Nearly 150 years after most countries officially abolished it, more than 40 million people remain trapped in modern slavery — either forced into labor or marriage. Women and girls account for 71% of these victims. Meanwhile, an additional 152 million children (64 million girls and 88 million boys) are subject to child labor — almost one in ten children around the world. This may not sound like the world we think we live in, but it is.

How has this seemingly anachronistic scourge taken hold? One challenge is that modern slavery takes many forms. According to a recently released study by the International Labour Organization, Walk Free Foundation and IOM, 62% of victims are forced laborers, toiling under threat or coercion as domestic workers, in clandestine factories, on farms and fishing boats or in the sex industry, among other sectors. Unprincipled and often criminal actors continue to exploit vulnerabilities within supply chains. An alarming 38% of modern slavery victims are trapped in forced marriages through a range of different mechanisms, including physical, emotional or financial duress; deception by family members, the spouse or others; or the use of force or threats or severe pressure.

Modern slavery remains very much a feature of today’s global economy, and is present in almost every country. While the private sector forces an estimated 16 million people around the world into exploitative labor, state authorities impose it upon another 4 million people in situations such as compulsory prison labor, compulsory labor for the purpose of economic development, and the abuse of conscription. No nation is immune from this problem. Each must design their own prevention and protection policies.

Several international legal instruments can provide guidance, including the ILO’s Forced Labour Convention and Protocol of 2014, the U.N. instrument on slavery and slavery-like practices of 1956 and the U.N. Protocol on trafficking in persons, especially women and children, of 2000. But law and policy must go further, focusing on prevention, on protecting victims, on remedies and on tackling the root causes of the abuses.

Greater enforcement of existing criminal laws is a critical part of any response.
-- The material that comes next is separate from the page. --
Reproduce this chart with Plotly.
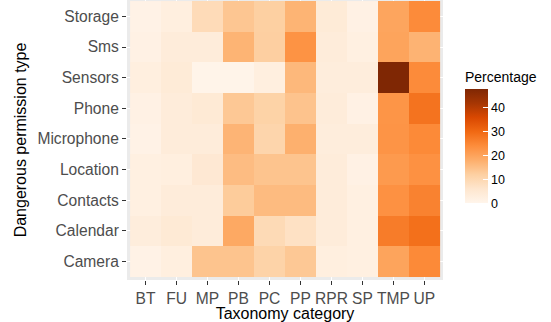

But extending labor rights to all those who work in the informal economy— where modern slavery is more likely to occur — is also vital if we are to protect workers from exploitation that can lead to enslavement. For example, millions of domestic workers worldwide currently fall outside the scope and protection of any labor laws.

Debt bondage is also a widespread means of coercion. Over 50% of those in forced labor experience some form of debt bondage — addressing its root causes, through a focus on discrimination, social safety nets and access to financial services is essential to tackling this particular form of exploitation.

A significant share of modern slavery can be traced to failings in the migration system and thus improved migration governance by states — and all of their ministries that have responsibilities touching on the movement of people — is another priority. We know that much of modern slavery today occurs in contexts of state fragility, conflict and crisis, and so we should address the risk of modern slavery as part of humanitarian actions.

For now, ending modern slavery and child labor remains a formidable challenge. We must move faster if we are to reach the ambitious target set by the UN Sustainable Development Goals of ending child labor by 2025 and modern slavery by 2030 — and to make this the world we wish to live in.